4. Les entreprises américaines seront en moyenne moins affectées que les sociétés européennes, car elles ont moins d’exposition directe au conflit. De plus, le dollar plus ferme devrait partiellement compenser les effets de l’inflation sur les produits de base. C’est le même cas pour la Chine et les pays émergents (hors pays de l’est européen naturellement) qui seront beaucoup moins impactés par le conflit. L’Europe que nous privilégions en ce début d’année va être la grande perdante en subissant la double peine : proximité du conflit et dépendance désastreuse au gaz russe.

5. L’écologie, le réchauffement de la planète et les valeurs ESG sont des thèmes toujours d’actualité mais il faut se rendre compte aussi qu’être indépendant énergétiquement de dictatures insupportables (Russie, Arabie, Irak,…) grâce notamment au nucléaire et avoir une industrie de défense si décriée par l’ESG sont vitaux pour notre avenir.

6. A l’heure où les déficits publics sont abyssaux et la dette à des niveaux stratosphériques, l’obligation des nations européennes de se réarmer va accentuer les problèmes de surendettement.

En conclusion, à court terme, le « paradoxe Poutine » réside en ceci que la crise ukrainienne marque la fin du repricing de la dette à l’oeuvre depuis 4 mois aux Etats-Unis et dans une moindre mesure en Europe, dans un contexte où la pression politique devrait dissuader les banques centrales d’ajouter de la pression à l’instabilité.
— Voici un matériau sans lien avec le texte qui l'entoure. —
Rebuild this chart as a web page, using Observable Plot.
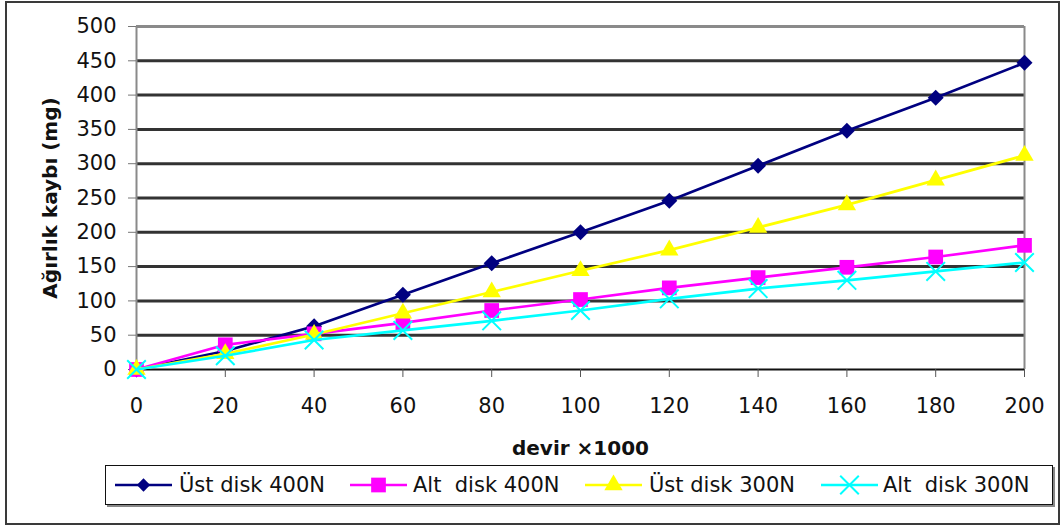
<!DOCTYPE html>
<html><head><meta charset="utf-8">
<script src="https://cdn.jsdelivr.net/npm/d3@7"></script>
<script src="https://cdn.jsdelivr.net/npm/@observablehq/plot@0.6"></script>
<style>
body{margin:0;background:#fff;}
#wrap{position:relative;width:1061px;height:528px;overflow:hidden;font-family:"DejaVu Sans",sans-serif;}
#frame{position:absolute;left:5px;top:1px;width:1051px;height:520px;border:2px solid #3a3a3a;pointer-events:none;}
#legend{position:absolute;left:105px;top:465px;width:946px;height:38px;border:1.5px solid #111;box-shadow:2px 2px 0 #888;background:#fff;}
.li{position:absolute;top:0;height:38px;}
.lt{position:absolute;top:7px;font-size:21px;color:#111;white-space:pre;line-height:24px;}
</style></head>
<body><div id="wrap"><div id="chart"></div><div id="legend"></div><div id="frame"></div></div>
<script>
const devir = [0, 20, 40, 60, 80, 100, 120, 140, 160, 180, 200];
const ustDisk400 = [0, 27, 63, 109, 155, 200, 246, 297, 348, 396, 447];
const altDisk400 = [0, 36, 52, 68, 86, 102, 119, 134, 149, 164, 181];
const ustDisk300 = [0, 23, 51, 82, 113, 144, 174, 207, 240, 276, 312];
const altDisk300 = [0, 20, 43, 57, 71, 86, 103, 118, 130, 143, 156];
const seriesNames = ["Üst disk 400N", "Alt  disk 400N", "Üst disk 300N", "Alt  disk 300N"];
const seriesColors = ["#000080", "#ff00ff", "#ffff00", "#00ffff"];
const seriesSymbols = ["diamond2", "square", "triangle", "times"];
const xTicks = [0, 20, 40, 60, 80, 100, 120, 140, 160, 180, 200];
const yTicks = [0, 50, 100, 150, 200, 250, 300, 350, 400, 450, 500];
const xTitle = "devir ×1000";
const yTitle = "Ağırlık kaybı (mg)";

const allValues = [ustDisk400, altDisk400, ustDisk300, altDisk300];
const rows = [];
allValues.forEach((vals, s) => vals.forEach((v, i) => rows.push({x: devir[i], y: v, s: seriesNames[s]})));
const symR = {"diamond2": 7.2, "square": 8.3, "triangle": 6.8, "times": 8.5};

const marks = [
  Plot.ruleY(yTicks.filter(t => t > 0 && t < 500), {stroke: "#333", strokeWidth: 3}),
  Plot.ruleY([500], {stroke: "#8a8a8a", strokeWidth: 3}),
  Plot.ruleX([200], {stroke: "#8a8a8a", strokeWidth: 2}),
  Plot.ruleX([0], {stroke: "#8a8a8a", strokeWidth: 2}),
  Plot.ruleY([0], {stroke: "#111", strokeWidth: 2}),
  Plot.axisY({ticks: yTicks, tickSize: 8, tickPadding: 12, stroke: "#777", fill: "#111", label: null, tickFormat: d => String(d)}),
  Plot.axisX({ticks: xTicks, tickSize: 8, tickPadding: 21, stroke: "#555", fill: "#111", label: null, tickFormat: d => String(d)}),
];
seriesNames.forEach((name, s) => {
  const d = rows.filter(r => r.s === name);
  marks.push(Plot.line(d, {x: "x", y: "y", stroke: seriesColors[s], strokeWidth: 2.7}));
  const sym = seriesSymbols[s];
  if (sym === "times") {
    marks.push(Plot.dot(d, {x: "x", y: "y", symbol: sym, r: symR[sym], stroke: seriesColors[s], strokeWidth: 2, fill: "none"}));
  } else {
    marks.push(Plot.dot(d, {x: "x", y: "y", symbol: sym, r: symR[sym], fill: seriesColors[s], stroke: "none"}));
  }
});
marks.push(Plot.text([xTitle], {frameAnchor: "bottom", dy: 85, text: d => d, fontWeight: "bold", fontSize: 20, fill: "#111"}));
marks.push(Plot.text([yTitle], {frameAnchor: "left", textAnchor: "middle", dx: -86, rotate: -90, text: d => d, fontWeight: "bold", fontSize: 20, fill: "#111"}));

const chart = Plot.plot({
  width: 1061, height: 528,
  marginLeft: 136, marginRight: 37, marginTop: 26, marginBottom: 159,
  x: {domain: [0, 200]},
  y: {domain: [0, 500]},
  style: {fontFamily: "DejaVu Sans", fontSize: "21px", background: "transparent", color: "#111"},
  marks
});
document.getElementById("chart").appendChild(chart);

// legend
const legend = document.getElementById("legend");
const lineX = [9, 244, 479, 715];
const textX = [73, 307, 543, 777];
const legR = {"diamond2": 6, "square": 8.3, "triangle": 6.8, "times": 8.5};
seriesNames.forEach((name, s) => {
  const sym = seriesSymbols[s];
  const size = Math.PI * legR[sym] ** 2;
  const symType = {diamond2: d3.symbolDiamond2, square: d3.symbolSquare, triangle: d3.symbolTriangle, times: d3.symbolTimes}[sym];
  const path = d3.symbol(symType, size)();
  const fill = sym === "times" ? "none" : seriesColors[s];
  const stroke = sym === "times" ? seriesColors[s] : "none";
  const div = document.createElement("div");
  div.className = "li";
  div.style.left = lineX[s] + "px";
  div.innerHTML = `<svg width="58" height="38" style="position:absolute;left:0;top:0"><line x1="0" x2="57" y1="19" y2="19" stroke="${seriesColors[s]}" stroke-width="2.5"/><path d="${path}" transform="translate(28.5,19)" fill="${fill}" stroke="${stroke}" stroke-width="2"/></svg>`;
  legend.appendChild(div);
  const t = document.createElement("div");
  t.className = "lt";
  t.style.left = textX[s] + "px";
  t.textContent = name;
  legend.appendChild(t);
});
</script></body></html>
M. Poutine a refermé, pour un temps, la fenêtre du choc des taux. La baisse des actions est bientôt terminée surtout sur le S&P 500, sauf escalade majeure supplémentaire de la soldatesque poutinienne.

A plus long terme, Il n’y a pas de profil optimal dans un environnement aussi incertain mais les conditions de la poursuite de l’inflation des actifs financiers ne sont plus réunies spécialement en Europe. Nous estimons que le positionnement des portefeuilles doit être revu avec moins d’actions, très peu d’obligations,moins d’Europe, plus d’Etats Unis et d’émergents, plus de techs défensives et bien sûr de l’or.